In real life, and in the movie, yet somehow, the real life thing was more pathetic.

Remember how she made you get down on one knee?  -Now pull out the ring David, good now on my finger- And then she said 'You are going to marry me,' to which you replied 'yes, yes of course.'  And then she said 'I wasn't asking, I was telling.'

Remember?

But she makes most of the decisions right?

For instance your 'mutual' company Coquette Productions, named by taking the Co from Cox, and the Quette from Arquette is named as such to provide the illusion that now that 'we're married,' we share everything right down the middle - but this could hardly be true, as Coquette Productions is headed by Courtney, and further serves to keep her around, as she is not only an executive producer on every show the company is involved with, but it has also recently pumped out her own show, with her as the star: Cougar Town.
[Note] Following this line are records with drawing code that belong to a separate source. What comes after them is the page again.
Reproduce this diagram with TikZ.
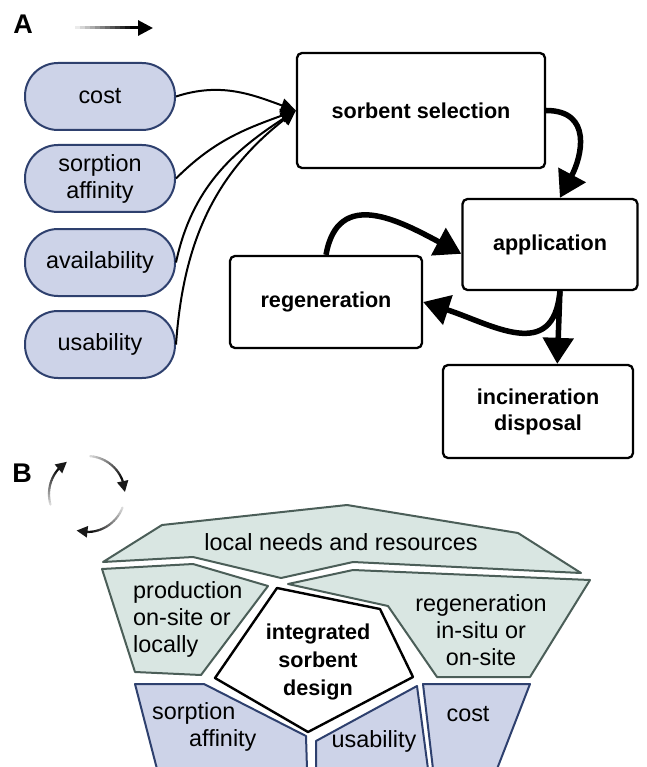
\documentclass[tikz,border=0pt]{standalone}
\usepackage{fontspec}
\setmainfont{Liberation Sans}
\usetikzlibrary{arrows.meta}
\definecolor{pillfill}{RGB}{205,211,232}
\definecolor{pillline}{RGB}{46,64,110}
\definecolor{grnfill}{RGB}{217,230,226}
\definecolor{grnline}{RGB}{75,94,88}
\newcommand\myreg{\fontsize{23.4}{27}\selectfont}
\newcommand\mybold{\bfseries\fontsize{21.6}{26}\selectfont}
\tikzset{
  pill/.style={draw=pillline, fill=pillfill, line width=2pt, rounded corners=33pt,
    minimum width=150pt, minimum height=67pt, inner sep=0pt, align=center, font=\myreg},
  stagebox/.style={draw=black, fill=white, line width=2.3pt, rounded corners=5pt,
    inner sep=0pt, align=center, font=\mybold},
  thinarr/.style={line width=2pt, -{Triangle[length=15pt,width=14pt]}},
  thickarr/.style={line width=5.5pt, -{Triangle[length=26pt,width=30pt]}},
  grnpoly/.style={draw=grnline, fill=grnfill, line width=2pt, line join=round},
  bluepoly/.style={draw=pillline, fill=pillfill, line width=2pt, line join=round},
  centpoly/.style={draw=black, fill=white, line width=2.4pt, line join=round},
  lbl/.style={font=\myreg, align=center, inner sep=0pt},
}
\begin{document}
\begin{tikzpicture}[x=1pt,y=-1pt]
\useasboundingbox (0,0) rectangle (646,767);
\fill[white] (0,0) rectangle (646,767);

% ---------- panel A ----------
\node[font=\bfseries\fontsize{27}{30}\selectfont, inner sep=0pt] (labA) at (23,24) {A};
\foreach \k in {0,...,11} {
  \pgfmathsetmacro\pp{8+92*\k/11}
  \draw[line width=3pt, color=black!\pp] ({75+5*\k},28) -- ({80.5+5*\k},28);
}
\draw[line width=3pt, -{Triangle[length=15pt,width=15pt]}, color=black!100] (134,28) -- (153,28);

\node[pill] (cost) at (100,96.5) {cost};
\node[pill] (sorp) at (100,178.5) {sorption\\affinity};
\node[pill] (avail) at (100,262.5) {availability};
\node[pill] (usab) at (100,344.5) {usability};

\node[stagebox, minimum width=248pt, minimum height=115pt] (sel) at (421,110.5) {sorbent selection};
\node[stagebox, minimum width=175pt, minimum height=91pt] (app) at (550,244.5) {application};
\node[stagebox, minimum width=192pt, minimum height=92pt] (regen) at (326,302) {regeneration};
\node[stagebox, minimum width=190pt, minimum height=93pt] (incin) at (538,411.5) {incineration\\disposal};

\draw[thinarr] (cost.east) to[out=18, in=160] (sel.west);
\draw[thinarr] (sorp.east) to[out=45, in=200] (sel.west);
\draw[thinarr] (avail.east) to[out=78, in=213] (sel.west);
\draw[thinarr] (usab.east) to[out=86, in=218] (sel.west);

\draw[thickarr] (sel.east) to[out=0, in=62, looseness=1.35] (app.78);
\draw[thickarr] (regen.north) to[out=80, in=152, looseness=1.3] (app.186);
\draw[thickarr] (app.-78) to[out=-95, in=-18, looseness=1.35] (regen.east);
\draw[thickarr] (app.-78) -- (incin.68);

% ---------- panel B ----------
\node[font=\bfseries\fontsize{27}{30}\selectfont, inner sep=0pt] (labB) at (22,473) {B};
\foreach \a/\b in {196/122, 85/3, -21/-106} {
  \foreach \k in {0,...,13} {
    \pgfmathsetmacro\ta{\a+(\b-\a)*\k/18}
    \pgfmathsetmacro\tb{\a+(\b-\a)*(\k+1)/18}
    \pgfmathsetmacro\pp{15+80*\k/13}
    \draw[line width=2.2pt, line cap=round, color=black!\pp]
      ({87+38*cos(\ta)},{494-38*sin(\ta)}) -- ({87+38*cos(\tb)},{494-38*sin(\tb)});
  }
  \pgfmathsetmacro\tc{\a+(\b-\a)*14/18}
  \draw[line width=2.2pt, color=black!90, -{Triangle[length=11pt,width=11pt]}]
    ({87+38*cos(\tc)},{494-38*sin(\tc)}) -- ({87+38*cos(\b)},{494-38*sin(\b)});
}

% polygons
\draw[grnpoly] (103,562) -- (162,525) -- (347,505) -- (518,533) -- (581,573)
  -- (353,562) -- (281,578) -- (193,557) -- cycle;
\draw[grnpoly] (102,569) -- (193,564) -- (268,586) -- (201,675) -- (135,672) -- cycle;
\draw[grnpoly] (288,584) -- (353,570) -- (590,580) -- (530,677) -- (437,677) -- (388,606) -- cycle;
\draw[centpoly] (277,588) -- (380,609) -- (413,677) -- (308,732) -- (215,678) -- cycle;
\draw[bluepoly] (135,684) -- (204,684) -- (306,736) -- (307,769) -- (157,769) -- cycle;
\draw[bluepoly] (316,741) -- (417,686) -- (428,769) -- (316,769) -- cycle;
\draw[bluepoly] (423,684) -- (530,684) -- (497,769) -- (433,769) -- cycle;

\node[lbl] (tlocal) at (341,542) {local needs and resources};
\node[lbl, anchor=west, align=left] (tprod) at (133,619) {production\\on-site or\\locally};
\node[lbl, font=\bfseries\fontsize{21.6}{28}\selectfont] (tint) at (318,662) {integrated\\sorbent\\design};
\node[lbl] (tregen) at (481,630) {regeneration\\in-situ or\\on-site};
\node[lbl, anchor=west, align=left] (tsorp) at (152,727) {sorption\\\hspace*{37pt}affinity};
\node[lbl] (tusab) at (374,741) {usability};
\node[lbl] (tcost) at (468,714) {cost};
\end{tikzpicture}
\end{document}
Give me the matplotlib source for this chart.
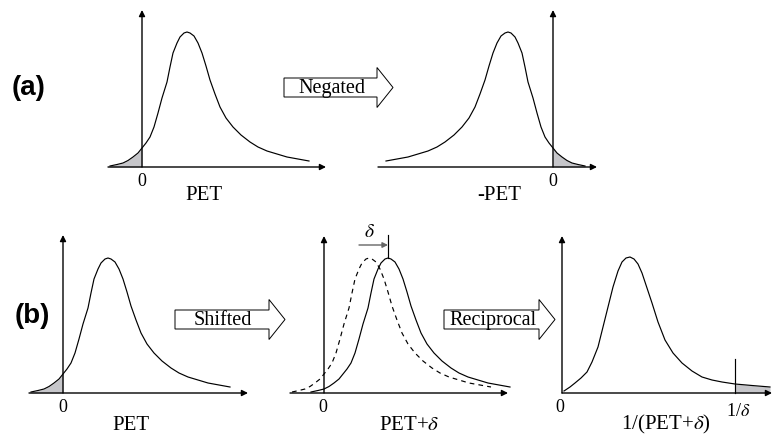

Just nothing but dead dog eyes.

But back in the day, why, back in the day David had fun, David exhibited a strange bit of unique retardation all of his own.  David, was David:
An awkward. . . 

dancing. . .

boob lovin'. . . 
pot head?


Damn you Courteney, damn you.


David Arquette use to say "Where's the weed at?"

Now all he says is "Jose, the weeds in the front yard need killing."

And it is for that reason alone, that iR declares David Arquette, sadly retarded.



David Arquette appeared in an ABC comedy series In Case of Emergency which was canceled after only one season.

David Arquette's sister is a tranny named Alexis Arquette, who in all actuality has a little hood in her: she once had an altercation with hecklers during which she threatened to use a patio umbrella as a weapon.  

David Arquette won the wCw World Heavyweight Championship title, despite not being a heavyweight, or any good at wrestling.  If that doesn't prove professional wrestling is fake, nothing will.

The band The Black Math Experiment wrote a song entitled "You Cannot Kill David Arquette," obviously, they have never met Courteney Cox.

David Arquette has his own clothing line.

David Arquette will be in Scream 4, alongside his wife Courteney Cox.